N’ayant pas lu Midwinter, son précédent roman, je ne connaissais pas F. Melrose. J’ai beaucoup apprécié son écriture, même si sa volonté appuyée de tout analyser laisse peu de place à l’imagination. Le titre de l’ouvrage, Johannesburg, me laissait attendre un roman intense, implacable, voire violent à l’image de la ville elle-même. Melrose prend une autre option : sa radiographie en filigrane est intéressante et donne parfois lieu à des pages poignantes. Mais ce sont surtout les personnages de la mère et de la fille, ainsi que September, qui ont tenu ma lecture. Trois figures, à des niveaux différents, du tragique de l’incommunicabilité.

Une phrase

« Je m’appelle September, vous me reconnaîtrez à ma bosse. C’est un sommet sacré qui se dresse entre mes épaules.(…) Tous les jours, je fais mon pèlerinage au Diamond, la maison des patrons de la mine, les assassins. Je vais manifester devant leur porte.

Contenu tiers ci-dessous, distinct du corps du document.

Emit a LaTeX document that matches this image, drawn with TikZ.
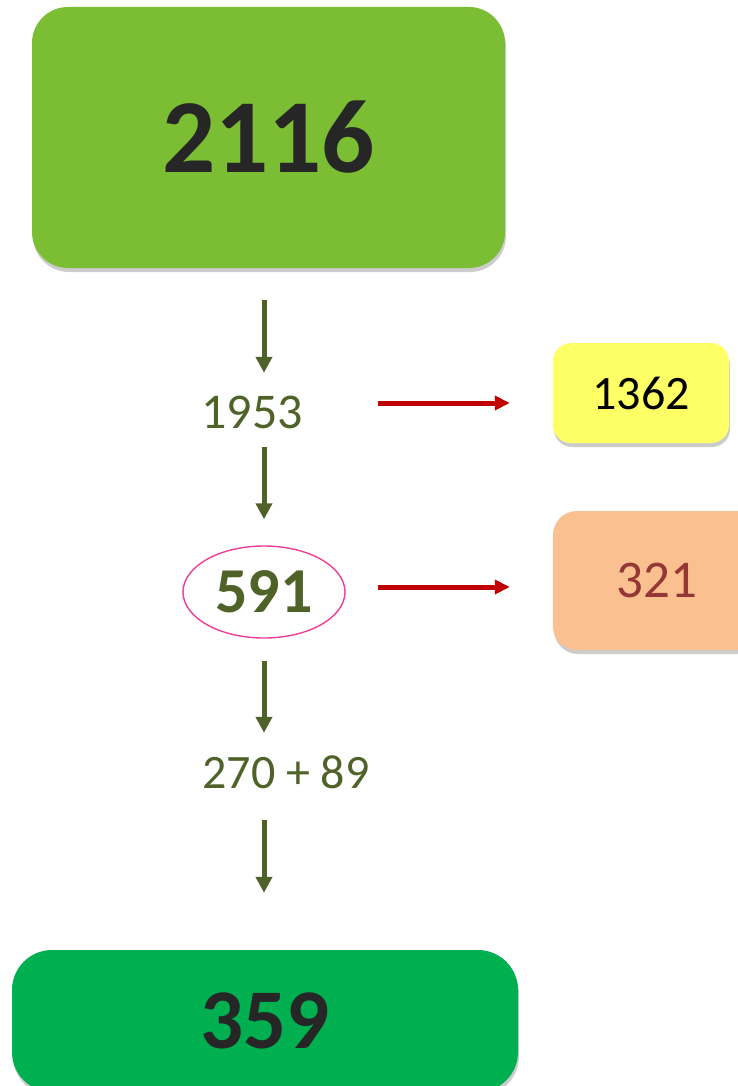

Si vous ne me trouvez pas là-bas, c’est que je suis sur un îlot, entre la 11e Avenue et la bretelle d’entrée de l’autoroute. De là, je sens la ville entière déferler sous moi(…) C’est le coin des rois (…). Ils viennent rendre visite au père de notre nation.(…) Je crie pour leur souhaiter la bienvenue.(…) Mais aujourd’hui le roi est mort. Vive le roi. »

L'auteur

Fiona Melrose est née à Johannesburg. Après avoir vécu en Angleterre, elle est rentrée s’installer en Afrique du Sud. Elle a connu plusieurs carrières dans l’analyse politique pour des ONG et le secteur privé. Après un premier roman remarqué (Midwinter, chez Quai Voltaire, 2018, et 10/18 en 2019, sélectionné pour le Baileys Women’s Prize for Fiction 2017), elle livre ici son deuxième ouvrage.